Ni bien se despertó degustó el extraño sabor de aquella mañana. Los síntomas que maduraban con él desde la más temprana adolescencia ya eran hombres, algunos barbados, más no todos. Pero si, cada uno de ellos fruncía el ceño en cada alba, removidos del lecho del inconsciente donde su presencia pasaba inadvertida, donde eran libres de desperezarse toda la noche, dueños de una existencia lánguida. Su catarro tenia su propia tos. Su garganta era una caja de reverberaciones nacidas del burbujeo del alquitrán. El aire danzaba espeso sobre su boca, rehuyendole como gato al agua, obligandolo a contorsionar su pecho con el fin de que sus pulmones recordaran el tiempo en que no eran moteados. Poso suavemente su mano izquierda sobre sus ojos cerrados, y con vehemente fuerza la arrastró por su rostro hasta sentir su garganta quemada. La metáfora de una chimenea le pareció adecuada, las paredes con hollín, renegridas, apresando al humo que inocente busca su camino hacia el ascenso, su boca, la boca de la chimenea, su mundo de cabeza. Se incorporo y su cavernosa voz matinal, ajena y lejana dijo: - Tengo que dejar de fumar.

Acto seguido se vistió. Un pantalón deportivo, chancletas y un buzo sin  remera debajo. Caminó torpe hasta una de las ventanas del living, con una mano sostuvo el cenicero y con la otra acerco el encendedor hacia sus labios donde descansaba un cigarro que no recordaba haber colocado allí. La primera pitada fue grotesca. El tosido ronco. La molestia pectoral. Esta vez se escuchó cerca, como si se susurrará, quizás fuese el caso: - Realmente tengo que dejar de fumar. Apagó el cigarro con desprecio y lástima contra el cenicero mientras veía como el último hálito de niebla artificial danzaba frente a sus ojos aún llorosos por el amanecer. 

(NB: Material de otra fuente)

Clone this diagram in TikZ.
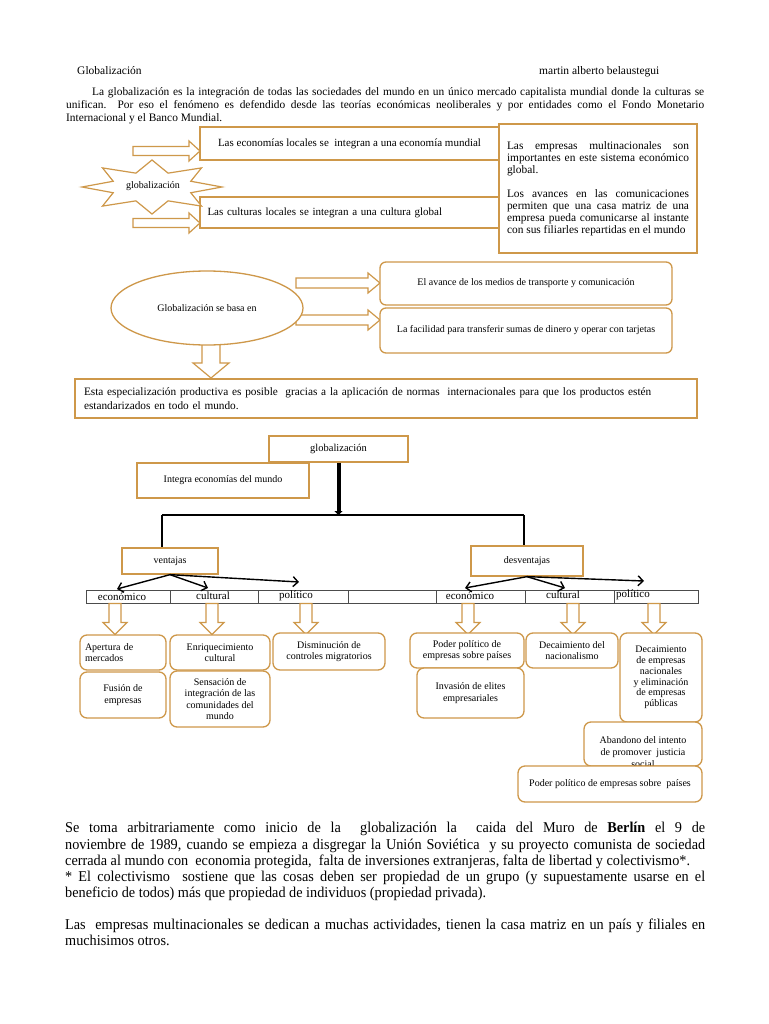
\documentclass[tikz,border=0pt]{standalone}
\usepackage{fontspec}
\setmainfont{Liberation Serif}
\usetikzlibrary{shapes.geometric,arrows.meta}
\definecolor{boxc}{RGB}{206,152,74}
\newcommand\fs[2]{\fontsize{#1}{#2}\selectfont}
\newcommand\jl[2]{\makebox[#1][s]{#2}}
\newcommand\cjl[1]{\scalebox{0.95}[1]{\makebox[673.7pt][s]{#1}}}
\newcommand\cnl[1]{\scalebox{0.95}[1]{#1}}
\tikzset{
  pics/blk/.style n args={4}{code={%
    \draw[barrow] (0,-#2) -- ({#1-#4},-#2) -- ({#1-#4},-#3) -- (#1,0) -- ({#1-#4},#3) -- ({#1-#4},#2) -- (0,#2) -- cycle;}},
  barrow/.style={draw=boxc,line width=1.2pt,fill=white,line join=miter},
  obox/.style={draw=boxc,line width=1.3pt,inner sep=0pt,align=center,fill=white},
  rbox/.style={obox,rounded corners=6pt},
  tline/.style={line width=1.6pt,draw=black},
  barb/.style={line width=1.4pt,-{Straight Barb[length=5pt,width=10pt]}},
  cell/.style={draw=black!70,line width=0.6pt,minimum height=13pt,inner sep=0pt},
  lbl/.style={font=\fs{11}{12},inner sep=0pt},
  txt/.style={inner sep=0pt,anchor=base west},
}
\begin{document}
\begin{tikzpicture}[x=1pt,y=-1pt]
\useasboundingbox[fill=white] (0,0) rectangle (768,1024);

% header
\node[txt,font=\fs{11.5}{13}] (title) at (77,75) {Globalización};
\node[txt,font=\fs{11.5}{13}] (author) at (539,75) {martin alberto belaustegui};
\node[txt,font=\fs{11.4}{13}] (i1) at (92,96) {\jl{612pt}{La globalización es la integración de todas las sociedades del mundo en un único mercado capitalista mundial donde la culturas se}};
\node[txt,font=\fs{11.4}{13}] (i2) at (66,109) {\jl{638pt}{unifican.\ \ Por eso el fenómeno es defendido desde las teorías económicas neoliberales y por entidades como el Fondo Monetario}};
\node[txt,font=\fs{11.4}{13}] (i3) at (66,122) {Internacional y el Banco Mundial.};

% top section
\pic at (133,151) {blk={67}{4.5}{10}{11}};
\pic at (133,223) {blk={67}{4.5}{10}{11}};
\node[obox,minimum width=299,minimum height=33,font=\fs{11}{12}] (b1) at (349.5,143.5) {Las economías locales se\ \ integran a una economía mundial};
\node[obox,minimum width=299,minimum height=31,font=\fs{11}{12},text width=284,align=left] (b2) at (349.5,212.5) {Las culturas locales se integran a una cultura global\\[4pt]};
\node[obox,minimum width=198,minimum height=129,font=\fs{11.4}{12},align=left] (mn) at (598,188.5) {%
\jl{182pt}{Las empresas multinacionales son}\\
\jl{182pt}{importantes en este sistema económico}\\
global.\\[12pt]
\jl{182pt}{Los avances en las comunicaciones}\\
\jl{182pt}{permiten que una casa matriz de una}\\
\jl{182pt}{empresa pueda comunicarse al instante}\\
con sus filiarles repartidas en el mundo};
\draw[barrow] (222,187) \foreach \a in {0,45,...,315}{ -- ({152+42*cos(\a+22.5)},{187+15*sin(\a+22.5)}) -- ({152+70*cos(\a+45)},{187+27*sin(\a+45)}) } -- cycle;
\node[font=\fs{10}{12},inner sep=0pt] (star) at (153,186) {globalización};

% oval section
\pic at (296,283) {blk={84}{5}{10}{12}};
\pic at (296,320) {blk={84}{5}{10}{12}};
\pic[rotate=-90] at (211,340) {blk={38}{9}{18}{15}};
\node[ellipse,draw=boxc,line width=1.3pt,fill=white,minimum width=192,minimum height=74,inner sep=0pt,font=\fs{10}{12}] (oval) at (207,308) {Globalización se basa en};
\node[rbox,minimum width=292,minimum height=43,font=\fs{10}{12}] (ba) at (526,283.5) {El avance de los medios de transporte y comunicación};
\node[rbox,minimum width=292,minimum height=45,font=\fs{10}{12}] (bb) at (526,330.5) {La facilidad para transferir sumas de dinero y operar con tarjetas};
\node[obox,minimum width=622,minimum height=39,font=\fs{11.3}{14},text width=604,align=left] (esp) at (386,398.5) {Esta especialización productiva es posible\ \ gracias a la aplicación de normas\ \ internacionales para que los productos estén\\ estandarizados en todo el mundo.};

% tree
\node[obox,minimum width=172,minimum height=35,font=\fs{10}{12}] (integ) at (223,480.5) {Integra economías del mundo};
\node[obox,minimum width=139,minimum height=26,font=\fs{10.5}{12}] (glob) at (338.5,449) {globalización};
\coordinate (jc) at (338.5,515);
\coordinate (jl) at (162,515);
\coordinate (jr) at (524,515);
\node[obox,minimum width=96,minimum height=26,font=\fs{10}{12}] (vent) at (170,561) {ventajas};
\node[obox,minimum width=112,minimum height=30,font=\fs{10}{12}] (desv) at (527,561) {desventajas};
\draw[line width=4pt,-{Triangle[length=4pt,width=8pt]}] (glob.south) -- (jc);
\draw[tline] (jl) -- (jr);
\draw[tline] (jl) -- (jl |- vent.north);
\draw[tline] (jr) -- (jr |- desv.north);

% row of cells
\node[cell,minimum width=84] (c1) at (128,596.5) {};
\node[cell,minimum width=88] (c2) at (214,596.5) {};
\node[cell,minimum width=90] (c3) at (303,596.5) {};
\node[cell,minimum width=88] (c4) at (392,596.5) {};
\node[cell,minimum width=89] (c5) at (480.5,596.5) {};
\node[cell,minimum width=89] (c6) at (569.5,596.5) {};
\node[cell,minimum width=84] (c7) at (656,596.5) {};
\node[lbl] (l1) at (122,597) {económico};
\node[lbl] (l2) at (213,596) {cultural};
\node[lbl] (l3) at (296,596) {político};
\node[lbl] (l5) at (470,596) {económico};
\node[lbl] (l6) at (563,595) {cultural};
\node[lbl] (l7) at (633,595) {político};
\coordinate (t1) at (117,589);
\coordinate (t2) at (208,588);
\coordinate (t3) at (299,582);
\coordinate (t5) at (465,588);
\coordinate (t6) at (565,588);
\coordinate (t7) at (644,581);
\draw[barb] (vent.south) -- (t1);
\draw[barb] (vent.south) -- (t2);
\draw[barb] (vent.south) -- (t3);
\draw[barb] (desv.south) -- (t5);
\draw[barb] (desv.south) -- (t6);
\draw[barb] (desv.south) -- (t7);

% down arrows
\foreach \x in {115,212,306,468,573,654}{\pic[rotate=-90] at (\x,603.5) {blk={31}{6}{12}{12}};}

% bottom boxes
\tikzset{sbox/.style={rbox,rounded corners=7pt,font=\fs{10}{11.5}}}
\node[sbox,minimum width=86,minimum height=35,text width=76,align=left] (apert) at (123,652.5) {Apertura de\\mercados};
\node[sbox,minimum width=86,minimum height=46] (fusion) at (123,695) {Fusión de\\empresas};
\node[sbox,minimum width=100,minimum height=35] (enriq) at (220,652.5) {Enriquecimiento\\cultural};
\node[sbox,minimum width=100,minimum height=56] (sens) at (220,699) {Sensación de\\integración de las\\comunidades del\\mundo};
\node[sbox,minimum width=112,minimum height=37] (dism) at (329,651.5) {Disminución de\\controles migratorios};
\node[sbox,minimum width=114,minimum height=35] (poder1) at (467,650.5) {Poder político de\\empresas sobre países};
\node[sbox,minimum width=107,minimum height=50] (invas) at (470.5,693) {Invasión de elites\\empresariales};
\node[sbox,minimum width=92,minimum height=35] (decn) at (572,650.5) {Decaimiento del\\nacionalismo};
\node[sbox,minimum width=82,minimum height=89,font=\fs{10}{10.8}] (dece) at (661,677.5) {Decaimiento\\de empresas\\nacionales\\y eliminación\\de empresas\\públicas};
\node[sbox,minimum width=118,minimum height=44] (aband) at (643,744) {};
\node[inner sep=0pt,align=center,font=\fs{10}{12}] (abandt) at (643,752) {Abandono del intento\\de promover\ \ justicia\\social};
\node[sbox,minimum width=184,minimum height=36] (poder2) at (610,784) {Poder político de empresas sobre\ \ países};

% bottom text
\tikzset{btxt/.style={txt,font=\fs{15}{16}}}
\node[btxt] (p1) at (65,832) {\cjl{Se toma arbitrariamente como inicio de la\ \ globalización la\ \ caida del Muro de \textbf{Berlín} el 9 de}};
\node[btxt] (p2) at (65,849) {\cjl{noviembre de 1989, cuando se empieza a disgregar la Unión Soviética\ \ y su proyecto comunista de sociedad}};
\node[btxt] (p3) at (65,865) {\cnl{cerrada al mundo con\ \ economia protegida,\ \ falta de inversiones extranjeras, falta de libertad y colectivismo*.}};
\node[btxt] (p4) at (65,881) {\cjl{* El colectivismo\ \ sostiene que las cosas deben ser propiedad de un grupo (y supuestamente usarse en el}};
\node[btxt] (p5) at (65,897) {\cnl{beneficio de todos) más que propiedad de individuos (propiedad privada).}};
\node[btxt] (p6) at (65,929) {\cjl{Las\ \ empresas multinacionales se dedican a muchas actividades, tienen la casa matriz en un país y filiales en}};
\node[btxt] (p7) at (65,945) {\cnl{muchisimos otros.}};
\end{tikzpicture}
\end{document}
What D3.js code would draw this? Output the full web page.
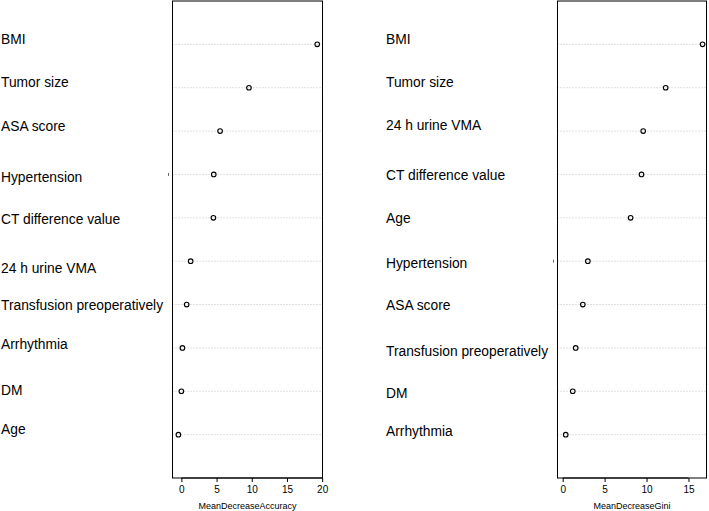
<!DOCTYPE html>
<html><head><meta charset="utf-8">
<script src="https://cdn.jsdelivr.net/npm/d3@7"></script>
<style>body{margin:0;background:#fff}svg{display:block}text{font-family:"Liberation Sans",Arial,sans-serif}</style>
</head><body><svg id="c" width="709" height="511"></svg>
<script>
// ---- data ----
const accVars = ["BMI","Tumor size","ASA score","Hypertension","CT difference value","24 h urine VMA","Transfusion preoperatively","Arrhythmia","DM","Age"];
const accVals = [19.3, 9.6, 5.5, 4.6, 4.55, 1.32, 0.75, 0.15, 0.0, -0.42];
const giniVars = ["BMI","Tumor size","24 h urine VMA","CT difference value","Age","Hypertension","ASA score","Transfusion preoperatively","DM","Arrhythmia"];
const giniVals = [16.68, 12.28, 9.6, 9.4, 8.1, 3.0, 2.4, 1.55, 1.2, 0.36];
const accTicks = [0,5,10,15,20];
const giniTicks = [0,5,10,15];

// ---- layout ----
const accNudge = [-5.4,-5.4,-5.3,3.2,1.5,7,1.1,-3.6,-1.3,-5.3];
const giniNudge = [-5.4,-5.4,-6,0.5,0,2,1,3,2,-3];
const svg = d3.select("#c");

function panel(vars, vals, ticks, title, labelX, frame, domain, nudge){
  const g = svg.append("g");
  const x = d3.scaleLinear().domain(domain).range([frame.x0, frame.x1]);
  const y = d3.scalePoint().domain(vars).range([frame.y0, frame.y1]).padding(1);
  g.selectAll("text.lab").data(vars).join("text").attr("class","lab")
    .attr("x", labelX).attr("y",(d,i)=>y(d)+nudge[i]).attr("dy","0.35em")
    .attr("font-size",13.8).attr("fill","#000").text(d=>d);
  g.selectAll("line.grid").data(vars).join("line").attr("class","grid")
    .attr("x1",frame.x0).attr("x2",frame.x1).attr("y1",d=>y(d)).attr("y2",d=>y(d))
    .attr("stroke","#b0b0b0").attr("stroke-width",0.8).attr("stroke-dasharray","1,2");
  g.append("rect").attr("x",frame.x0).attr("y",frame.y0).attr("width",frame.x1-frame.x0).attr("height",frame.y1-frame.y0)
    .attr("fill","none").attr("stroke","#000").attr("stroke-width",1);
  g.selectAll("circle").data(vals).join("circle")
    .attr("cx",d=>x(d)).attr("cy",(d,i)=>y(vars[i])).attr("r",2.3)
    .attr("fill","none").attr("stroke","#000").attr("stroke-width",1.1);
  g.append("line").attr("x1",frame.x0-4).attr("x2",frame.x0-4)
    .attr("y1",y("Hypertension")-1.5).attr("y2",y("Hypertension")+1.5)
    .attr("stroke","#444").attr("stroke-width",0.8);
  const ax = g.append("g").attr("transform",`translate(0,${frame.y1})`)
    .call(d3.axisBottom(x).tickValues(ticks).tickSize(4).tickPadding(4).tickSizeOuter(0));
  ax.select(".domain").attr("d",`M${x(ticks[0])},0H${x(ticks[ticks.length-1])}`).attr("stroke","#000");
  ax.selectAll("text").attr("font-size",10).attr("font-family","Liberation Sans, Arial, sans-serif").attr("fill","#000");
  g.append("text").attr("x",(frame.x0+frame.x1)/2).attr("y",frame.y1+28).attr("dy","0.35em")
    .attr("text-anchor","middle").attr("font-size",9).attr("fill","#000").text(title);
}
panel(accVars, accVals, accTicks, "MeanDecreaseAccuracy", 1, {x0:172.5,x1:322.5,y0:1,y1:478}, [-1.26,20.05], accNudge);
panel(giniVars, giniVals, giniTicks, "MeanDecreaseGini", 386, {x0:557.5,x1:706.5,y0:1,y1:478}, [-0.62,17.15], giniNudge);
</script></body></html>
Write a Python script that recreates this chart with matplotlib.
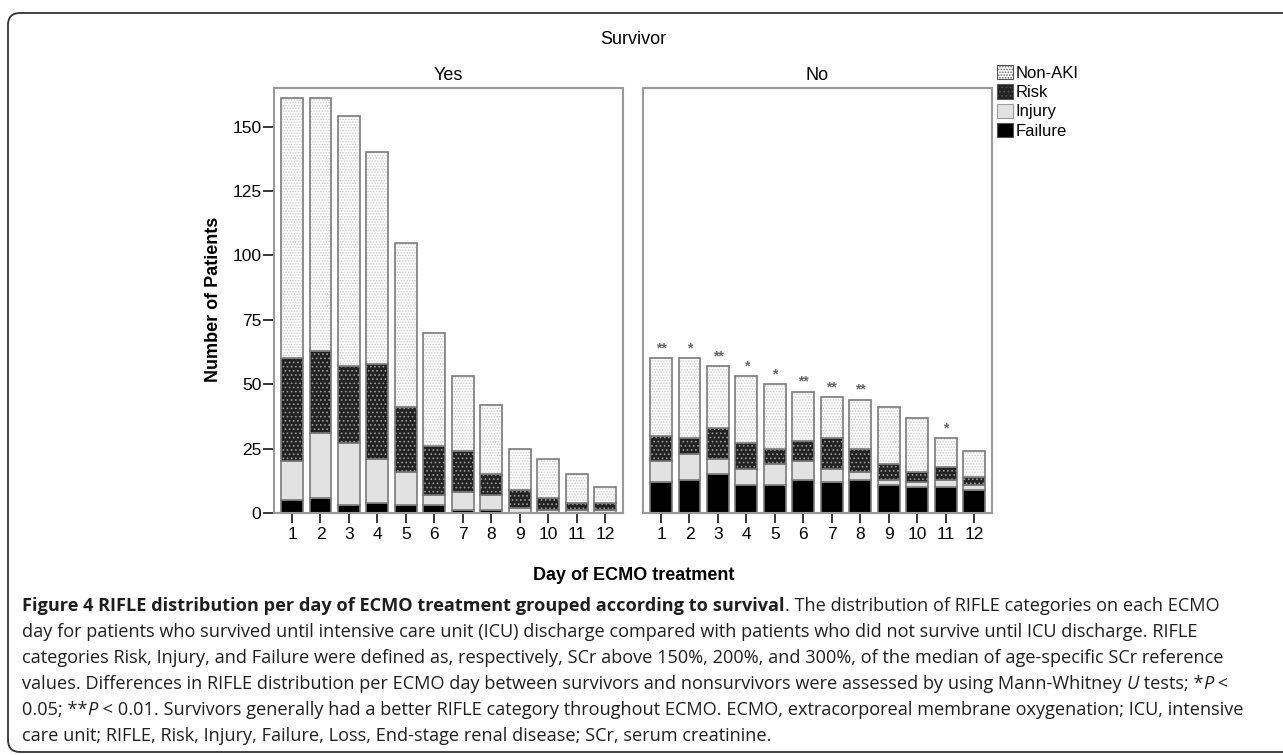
import matplotlib
matplotlib.use("Agg")
import matplotlib.pyplot as plt
from matplotlib.patches import Patch, FancyBboxPatch
from matplotlib.transforms import IdentityTransform

# ---- data ----
days = list(range(1, 13))
categories = ["Failure", "Injury", "Risk", "Non-AKI"]

# survivors: patients per RIFLE category per ECMO day
yes_failure = [5, 6, 3, 4, 3, 3, 1, 1, 0, 0, 0, 0]
yes_injury = [15, 25, 24, 17, 13, 4, 7, 6, 2, 1, 1, 1]
yes_risk = [40, 32, 30, 37, 25, 19, 16, 8, 7, 5, 3, 3]
yes_nonaki = [101, 98, 97, 82, 64, 44, 29, 27, 16, 15, 11, 6]

# nonsurvivors
no_failure = [12, 13, 15, 11, 11, 13, 12, 13, 11, 10, 10, 9]
no_injury = [8, 10, 6, 6, 8, 7, 5, 3, 2, 2, 3, 2]
no_risk = [10, 6, 12, 10, 6, 8, 12, 9, 6, 4, 5, 3]
no_nonaki = [30, 31, 24, 26, 25, 19, 16, 19, 22, 21, 11, 10]

# Mann-Whitney U significance per day
signif = ["**", "*", "**", "*", "*", "**", "**", "**", "", "", "*", ""]

yticks = [0, 25, 50, 75, 100, 125, 150]

# ---- styles ----
styles = {
    "Failure": dict(color="black", hatch=None, hatchcol="black"),
    "Injury": dict(color="#e2e2e2", hatch=None, hatchcol="#e2e2e2"),
    "Risk": dict(color="#222222", hatch="....", hatchcol="#9a9a9a"),
    "Non-AKI": dict(color="#fbfbfb", hatch="......", hatchcol="#cdcdcd"),
}
plt.rcParams["hatch.linewidth"] = 0.7
plt.rcParams["font.family"] = ["Liberation Sans", "DejaVu Sans"]

W, H = 1283, 755


def fx(x):
    return x / W


def fy(y):
    return 1 - y / H


def draw_panel(ax, segs, stars=None):
    """
    Stacked bars, drawn in two passes: pattern fill, then grey outline
    """
    bottom = [0] * len(days)
    for cat in categories:
        vals = segs[cat]
        st = styles[cat]
        ax.bar(days, vals, 0.77, bottom=bottom, color=st["color"],
               hatch=st["hatch"], edgecolor=st["hatchcol"], linewidth=0)
        ax.bar(days, vals, 0.77, bottom=bottom, fill=False,
               edgecolor="#7a7a7a", linewidth=1.2)
        bottom = [b + v for b, v in zip(bottom, vals)]

    if stars is not None:
        for d, tot, s in zip(days, bottom, stars):
            if s:
                ax.text(d, tot + 1.2, s, ha="center", va="bottom",
                        fontsize=10, color="#666666", fontweight="bold")

    ax.set_xlim(0.367, 12.63)
    ax.set_ylim(0, 165)
    ax.set_xticks(days)
    ax.tick_params(axis="x", length=7, width=1.1, color="black",
                   labelsize=12.5, pad=3)
    for sp in ax.spines.values():
        sp.set_color("#9a9a9a")
        sp.set_linewidth(1.5)


fig = plt.figure(figsize=(12.83, 7.55), dpi=100)

ax_yes = fig.add_axes([fx(274), fy(513), 349 / W, 425 / H])
ax_no = fig.add_axes([fx(643), fy(513), 349 / W, 425 / H])

draw_panel(ax_yes, {"Failure": yes_failure, "Injury": yes_injury,
                    "Risk": yes_risk, "Non-AKI": yes_nonaki})
draw_panel(ax_no, {"Failure": no_failure, "Injury": no_injury,
                   "Risk": no_risk, "Non-AKI": no_nonaki}, signif)

ax_yes.set_yticks(yticks)
ax_yes.tick_params(axis="y", length=8, width=1.1, color="black",
                   labelsize=12.5, pad=1)
ax_no.set_yticks([])

# panel headers
ax_yes.set_title("Yes", fontsize=13, pad=6)
ax_no.set_title("No", fontsize=13, pad=6)
fig.text(fx(633), fy(40), "Survivor", fontsize=13, ha="center", va="center")

# axis titles
fig.text(fx(214), fy(299), "Number of Patients", fontsize=13, fontweight="bold",
         rotation=90, ha="center", va="center")
fig.text(fx(634), fy(575), "Day of ECMO treatment", fontsize=13,
         fontweight="bold", ha="center", va="center")

# legend
handles = []
for cat in ["Non-AKI", "Risk", "Injury", "Failure"]:
    st = styles[cat]
    handles.append(Patch(facecolor=st["color"], hatch=st["hatch"],
                         edgecolor="#555555" if cat != "Injury" else "#9a9a9a",
                         linewidth=0.8, label=cat))
fig.legend(handles=handles, loc="upper left", bbox_to_anchor=(fx(997), fy(65)),
           frameon=False, fontsize=12, handlelength=0.95, handleheight=0.95,
           handletextpad=0.15, labelspacing=0.2, borderpad=0, borderaxespad=0)

# outer rounded frame
frame = FancyBboxPatch((8, H - 752), 1300, 739,
                       boxstyle="round,pad=0,rounding_size=12",
                       fill=False, edgecolor="#333333", linewidth=1.3,
                       transform=IdentityTransform())
fig.add_artist(frame)

# caption, written run by run so bold / italic parts line up
caption = [
    [("Figure 4 RIFLE distribution per day of ECMO treatment grouped according to survival", "bold", "normal"),
     (". The distribution of RIFLE categories on each ECMO", "normal", "normal")],
    [("day for patients who survived until intensive care unit (ICU) discharge compared with patients who did not survive until ICU discharge. RIFLE", "normal", "normal")],
    [("categories Risk, Injury, and Failure were defined as, respectively, SCr above 150%, 200%, and 300%, of the median of age-specific SCr reference", "normal", "normal")],
    [("values. Differences in RIFLE distribution per ECMO day between survivors and nonsurvivors were assessed by using Mann-Whitney ", "normal", "normal"),
     ("U", "normal", "italic"), (" tests; *", "normal", "normal"),
     ("P", "normal", "italic"), (" <", "normal", "normal")],
    [("0.05; **", "normal", "normal"), ("P", "normal", "italic"),
     (" < 0.01. Survivors generally had a better RIFLE category throughout ECMO. ECMO, extracorporeal membrane oxygenation; ICU, intensive", "normal", "normal")],
    [("care unit; RIFLE, Risk, Injury, Failure, Loss, End-stage renal disease; SCr, serum creatinine.", "normal", "normal")],
]
baselines = [611, 637, 663, 689, 715, 741]

renderer = fig.canvas.get_renderer()
for runs, yb in zip(caption, baselines):
    x = 22
    for txt, weight, style in runs:
        t = fig.text(fx(x), fy(yb), txt, fontsize=13.1, family=["Open Sans", "DejaVu Sans"],
                     fontweight=weight, fontstyle=style, va="baseline",
                     color="#1e1e1e")
        x += t.get_window_extent(renderer).width

fig.savefig("out.png", dpi=100)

Esta vez llevo ambas manos a su cara, como si pretendiera sostenerla con suavidad. Se sentó a desayunar y comenzó uno de los duelos internos más crueles que experimentó en su vida. Argumentos a favor y en contra aceleraban dentro de los caminos de su pensamiento, se rebasaban unos a otros, se impedían el paso y chocaban. Economía, salud, higiene, independencia, nada parecía conciso cuando cayó en la cuenta de que lastimaba frenéticamente la yema de su dedo gordo con sus dientes. Pensó que caminar sería una buena idea.

Llevaba tres cuartos de hora despierto, y poco menos de media hora sin fumar. Contempló el resto de su vida sin consumir tabaco. En esa ansiedad cada día, cada minuto, cada segundo, durante el resto de toda su vida. La idea lo abrumo. Salió de su hogar porque este olía a tabaco, y mientras se disponía a cruzar una avenida menor llegó la promesa más mediocre de los mortales que sucumben a cualquier adicción: "Fumo mi ultimo cigarro en este momento, con este cigarrillo me despido". Imbuido en el placer culposo, abstraído en la vista reducida de la mano que protegía el fuego de su encendedor, nunca se percató de que el mundo no se detenía fuera del humo de su cabeza, y en medio de la ultima pitada, en medio de aquella avenida con nombre de héroe nacional al que nadie conocía, lo atropello violentamente un auto que como emisario del destino hacia efectiva la promesa de que aquel fuese su ultimo cigarrillo.